The reasons given for the abandonment, according to a release by NHOA, were elevated interconnection costs that have come just as ENGIE has been hit by global supply chain and production issues, as well as the ongoing tariffs and trade disputes which are impacting the US solar PV industry, as detailed extensively by our sister site PV Tech

NHOA ‘disappointed’ by former majority-owner’s decision

NHOA pointed out that the production issues do not relate to its own technology or scope of supply. The smart energy company said it was “obviously disappointed” by the decision. 

At the time the contract was awarded, NHOA was still majority-owned by ENGIE and known under its former name, ENGIE EPS. A 60.5% stake in the company was sold to Taiwan Cement Corporation (TCC) for just over US$150 million with the deal completed in July of this year

Post-acquisition the company was rebranded and announced its strategic ‘Masterplan’ to grow the business tenfold by 2025, including its main business lines in energy storage and electric vehicle (EV) charging infrastructure. 
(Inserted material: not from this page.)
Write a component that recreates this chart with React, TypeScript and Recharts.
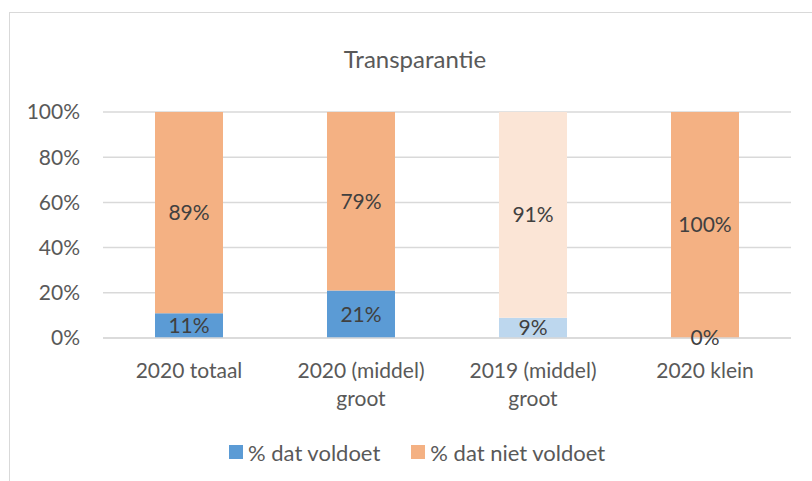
import React from "react";
import { BarChart, Bar, XAxis, YAxis, CartesianGrid, Legend, LabelList, Cell } from "recharts";

const categories = ["2020 totaal", "2020 (middel) groot", "2019 (middel) groot", "2020 klein"];
const voldoet = [11, 21, 9, 0];
const nietVoldoet = [89, 79, 91, 100];
const yTicks = [0, 20, 40, 60, 80, 100];
const seriesNames = ["% dat voldoet", "% dat niet voldoet"];
const title = "Transparantie";

const BLUE = "#5B9BD5";
const ORANGE = "#F4B183";
const BLUE_LIGHT = "#BDD7EE";
const ORANGE_LIGHT = "#FBE5D6";
const FONT = "Lato, 'Open Sans', sans-serif";

const data = categories.map((c, i) => ({ name: c, voldoet: voldoet[i], niet: nietVoldoet[i] }));

function wrap(text: string, max: number): string[] {
  const words = text.split(" ");
  const lines: string[] = [];
  let cur = "";
  for (const w of words) {
    const next = cur ? cur + " " + w : w;
    if (next.length > max && cur) {
      lines.push(cur);
      cur = w;
    } else cur = next;
  }
  if (cur) lines.push(cur);
  return lines;
}

const XTick = (props: any) => {
  const { x, y, payload } = props;
  const lines = wrap(String(payload.value), 13);
  return (
    <text x={x} y={y} textAnchor="middle" fill="#595959" fontSize={21} fontFamily={FONT}>
      {lines.map((l, i) => (
        <tspan key={i} x={x} dy={i === 0 ? 38 : 28}>
          {l}
        </tspan>
      ))}
    </text>
  );
};

const LegendContent = (props: any) => {
  const payload = [...(props.payload || [])].sort(
    (a: any, b: any) => seriesNames.indexOf(a.value) - seriesNames.indexOf(b.value)
  );
  return (
    <div style={{ display: "flex", alignItems: "center", fontFamily: FONT, fontSize: 22, color: "#595959", height: 30 }}>
      {payload.map((p: any, i: number) => (
        <div key={i} style={{ display: "flex", alignItems: "center", marginRight: 31 }}>
          <div style={{ width: 14, height: 14, background: p.color, marginRight: 5 }} />
          <span>{p.value}</span>
        </div>
      ))}
    </div>
  );
};

export default function App() {
  return (
    <div style={{ position: "absolute", left: 0, top: 0, width: 812, height: 481, overflow: "hidden", background: "#fff" }}>
      <div
        style={{
          position: "absolute",
          left: 9,
          top: 12,
          width: 900,
          height: 600,
          borderLeft: "1.7px solid #D9D9D9",
          borderTop: "1.7px solid #D9D9D9",
        }}
      />
      <div
        style={{
          position: "absolute",
          left: 215,
          width: 400,
          top: 44,
          textAlign: "center",
          fontFamily: FONT,
          fontSize: 24,
          color: "#595959",
        }}
      >
        {title}
      </div>
      <div style={{ position: "absolute", left: 0, top: 0 }}>
        <BarChart width={812} height={481} data={data} margin={{ top: 112, right: 21, bottom: 14, left: 0 }} barSize={68}>
          <CartesianGrid vertical={false} stroke="#D9D9D9" strokeWidth={1.5} />
          <YAxis
            width={103}
            domain={[0, 100]}
            ticks={yTicks}
            tickFormatter={(v: number) => `${v}%`}
            axisLine={false}
            tickLine={false}
            tickSize={0}
            tickMargin={23}
            tick={{ fill: "#595959", fontSize: 21, fontFamily: FONT }}
            interval={0}
          />
          <XAxis
            dataKey="name"
            height={99}
            axisLine={{ stroke: "#D9D9D9", strokeWidth: 1.5 }}
            tickLine={false}
            tickSize={0}
            tick={<XTick />}
            interval={0}
          />
          <Legend
            verticalAlign="bottom"
            content={<LegendContent />}
            wrapperStyle={{ left: 229, width: "auto", height: 30 }}
          />
          <Bar dataKey="voldoet" name={seriesNames[0]} stackId="a" fill={BLUE} minPointSize={1} isAnimationActive={false}>
            {data.map((_, i) => (
              <Cell key={i} fill={i === 2 ? BLUE_LIGHT : BLUE} />
            ))}
            <LabelList
              dataKey="voldoet"
              position="center"
              formatter={(v: any) => `${v}%`}
              fill="#404040"
              fontSize={21}
              fontFamily={FONT}
            />
          </Bar>
          <Bar dataKey="niet" name={seriesNames[1]} stackId="a" fill={ORANGE} isAnimationActive={false}>
            {data.map((_, i) => (
              <Cell key={i} fill={i === 2 ? ORANGE_LIGHT : ORANGE} />
            ))}
            <LabelList
              dataKey="niet"
              position="center"
              formatter={(v: any) => `${v}%`}
              fill="#404040"
              fontSize={21}
              fontFamily={FONT}
            />
          </Bar>
        </BarChart>
      </div>
    </div>
  );
}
NHOA announced two big project deals in October, one for a 100MW / 200MWh BESS in Australia and another for 160MW / 420MWh of BESS in Taiwan. It also inaugurated the first of thousands of smart EV chargers paired with battery storage it is rolling out in Europe in a joint venture with automotive OEM Stellantis, called Free2Move.

The company said ENGIE’s abandonment of the Puako project does not impact its 2021 financial guidance and confirmed its 2022 guidance of revenues between €100 million (US$116.04 million) to €150 million. The project was included in the ‘Contracts Secured’ section of its reported quarterly financial results and was not counted in most recent respective ‘Pipeline,’ ‘Backlog’ or ‘Order Intake’ figures of €833 million as of the end of September, €205 million as of 27 October and €208 million, also as of 27 October. 

However, NHOA said that certain assurances regarding the project were given by ENGIE to TCC and NHOA’s own board of directors at the time of the acquisition and that in light of those, legal implications will be considered. 

Hawaiian Electric filed a draft of its newest Request for Proposals (RfPs) for renewable energy on Hawaii Island with regulators in mid-October. The utility intends to launch the RfP by the end of February 2022 but give bidders a deadline of 2030 to bring their projects online, which HECO said was to enable “a wider variety of projects and technologies” to be included in proposals. 

Solar projects participating in the all-source renewable energy procurement must be paired with energy storage, according to HECO’s draft RfP.